Russia threw Ukraine an economic lifeline on Tuesday, agreeing to buy $15 billion of Ukrainian bonds and to reduce the price its cash-strapped neighbor pays for vital Russian gas supplies by about one-third.
The deal, reached at talks in Moscow between the Russian and Ukrainian leaders, is intended to help Ukraine stave off economic crisis. Moscow also hopes the deal will keep Kiev in its political and economic orbit.
The agreement could also fuel protests in Kiev against Ukrainian President Viktor Yanukovich, who faces accusations of "selling" Ukraine to the highest bidder after spurning a trade deal with the European Union and turning to Moscow for help.
Finance Minister Anton Siluanov said Russia would tap a National Welfare Fund — a rainy day fund — and use the $15 billion to buy Ukrainian eurobonds.
Announcing the deal after talks with Yanukovich, President Vladimir Putin said Russia would help Ukraine through its problems as big debt repayments loom but that there had been no discussion of Kiev joining a Russia-led customs union, which already includes Kazakhstan and Belarus.
"The Russian government has made the decision to convert part of its reserves from the National Welfare Fund into Ukrainian securities. The volume is $15 billion," Putin said in the Kremlin, with Yanukovich beside him.
"I want to draw your attention to the fact that this is not tied to any conditions ... I want to calm you down — we have not discussed the issue of Ukraine's accession to the customs union at all today."
Ukraine's Naftogaz energy company will pay Russia's Gazprom $268.5 per 1,000 cubic meters of natural gas, on which it is heavily dependent. The previous price had been about $400 per 1,000 cubic meters.
The new price will take effect at the start of next month, Ukraine's energy minister said.
Yanukovich's visit to Moscow came as thousands of people continued to brave snow and freezing temperatures to call for his removal.
His opponents are demanding greater EU integration and are angry about the country's propinquity to the Kremlin.
They are also unhappy with Yanukovich's decision to keep opposition leader Yulia Tymoshenko in jail — a move also condemned by European leaders.
Yanukovich's move to spurn the EU sparked the fiercest anti-government rallies since the 2004 Orange Revolution that first nudged Ukraine on a westward path.
Mass protests have been met with accusations of police brutality. Seven people were hospitalized and dozens arrested at a protest on Saturday.
One opposition leader, Arseni Yatsenyuk, said the president had "the blood of our children, the blood of students, the blood of youth on his hands."
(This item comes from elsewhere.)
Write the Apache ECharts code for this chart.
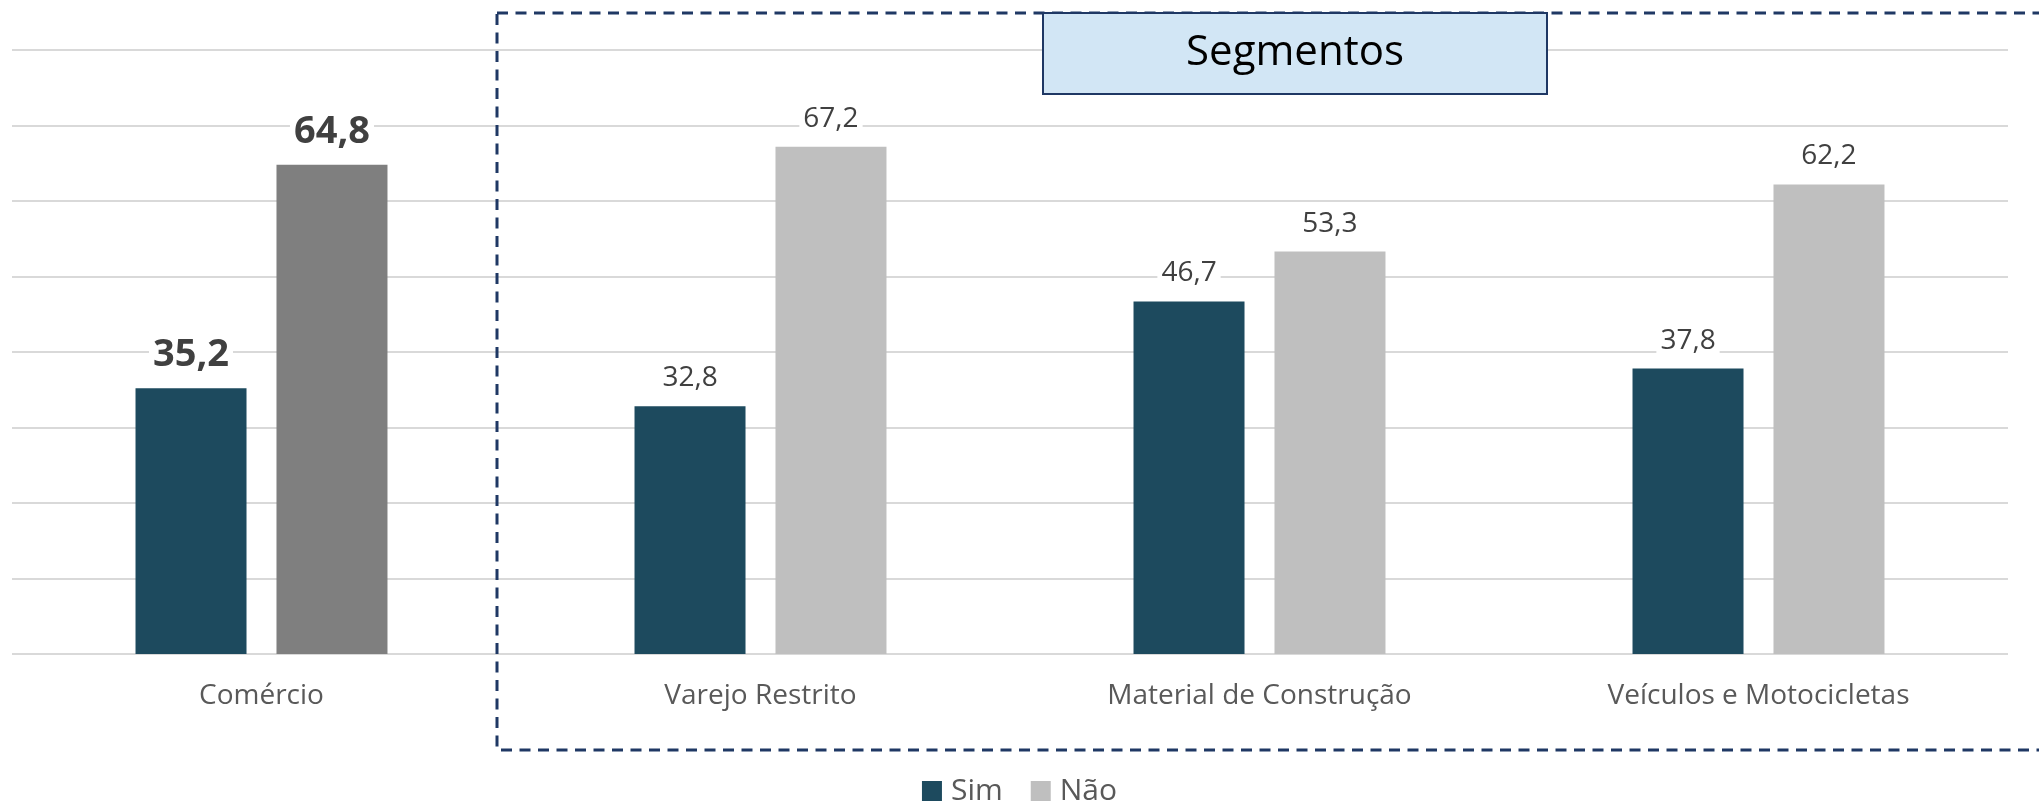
<!DOCTYPE html>
<html>
<head>
<meta charset="utf-8">
<script src="https://cdn.jsdelivr.net/npm/echarts@6/dist/echarts.min.js"></script>
<style>
  html, body { margin: 0; padding: 0; background: #fff; }
  #chart { width: 2039px; height: 803px; }
</style>
</head>
<body>
<div id="chart"></div>
<script>
// categorias e valores (%)
const categories = ['Comércio', 'Varejo Restrito', 'Material de Construção', 'Veículos e Motocicletas']
const simValues = [35.2, 32.8, 46.7, 37.8]
const naoValues = [64.8, 67.2, 53.3, 62.2]
const seriesNames = ['Sim', 'Não']

const fontFamily = '"Open Sans", "Noto Sans", sans-serif'
const navy = '#1F3864'

const boldLabel = {
  fontSize: 38,
  fontWeight: 'bold',
  color: '#404040'
}

// o primeiro item (Comércio) tem rótulo em negrito e cinza mais escuro
function buildData(values, firstColor) {
  return values.map(function (v, i) {
    if (i !== 0) return v
    const item = { value: v, label: boldLabel }
    if (firstColor) item.itemStyle = { color: firstColor }
    return item
  })
}

function fmt(p) {
  return p.value.toFixed(1).replace('.', ',')
}

const chart = echarts.init(document.getElementById('chart'))

chart.setOption({
  animation: false,
  textStyle: { fontFamily: fontFamily },
  grid: {
    left: 12,
    right: 31,
    top: 50,
    bottom: 149
  },
  legend: {
    data: seriesNames,
    left: 'center',
    top: 771,
    icon: 'rect',
    itemWidth: 20,
    itemHeight: 20,
    itemGap: 28,
    textStyle: {
      fontSize: 30,
      color: '#595959',
      padding: [0, 0, 0, 4]
    }
  },
  xAxis: {
    type: 'category',
    data: categories,
    axisLine: { show: false },
    axisTick: { show: false },
    axisLabel: {
      fontSize: 28,
      color: '#595959',
      margin: 28
    }
  },
  yAxis: {
    type: 'value',
    min: 0,
    max: 80,
    interval: 10,
    axisLabel: { show: false },
    axisLine: { show: false },
    axisTick: { show: false },
    splitLine: {
      lineStyle: { color: '#D9D9D9', width: 2 }
    }
  },
  series: [
    {
      name: 'Sim',
      type: 'bar',
      barWidth: 111,
      barGap: '27%',
      itemStyle: { color: '#1D4A5E' },
      label: {
        show: true,
        position: 'top',
        distance: 14,
        fontSize: 28,
        color: '#404040',
        backgroundColor: '#fff',
        padding: [0, 4],
        formatter: fmt
      },
      data: buildData(simValues)
    },
    {
      name: 'Não',
      type: 'bar',
      barWidth: 111,
      itemStyle: { color: '#BFBFBF' },
      label: {
        show: true,
        position: 'top',
        distance: 14,
        fontSize: 28,
        color: '#404040',
        backgroundColor: '#fff',
        padding: [0, 4],
        formatter: fmt
      },
      data: buildData(naoValues, '#7F7F7F')
    }
  ],
  graphic: [
    {
      type: 'rect',
      z: 100,
      silent: true,
      shape: { x: 497, y: 13, width: 1600, height: 737 },
      style: {
        fill: 'none',
        stroke: navy,
        lineWidth: 3,
        lineDash: [11, 7.5]
      }
    },
    {
      type: 'rect',
      z: 110,
      silent: true,
      shape: { x: 1043, y: 13, width: 504, height: 81 },
      style: { fill: '#D2E6F5', stroke: navy, lineWidth: 2 }
    },
    {
      type: 'text',
      z: 120,
      silent: true,
      x: 1295,
      y: 53,
      style: {
        text: 'Segmentos',
        fontFamily: fontFamily,
        fontSize: 42,
        fill: '#000',
        align: 'center',
        verticalAlign: 'middle'
      }
    }
  ]
})
</script>
</body>
</html>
The unrest has exposed fault lines between the nationalist and Ukrainian-speaking west of the country and the Russian-speaking east which is aligned with Moscow.
The Ukrainian government has attempted to organize counter-rallies in Kiev but the pro-EU protests dwarfed them.
In a separate development Tuesday, Azerbaijan finalized an investment plan that would see the former Soviet state wean itself off Russian energy supplies and provide up to 20 percent of the European Union’s energy needs in the long term.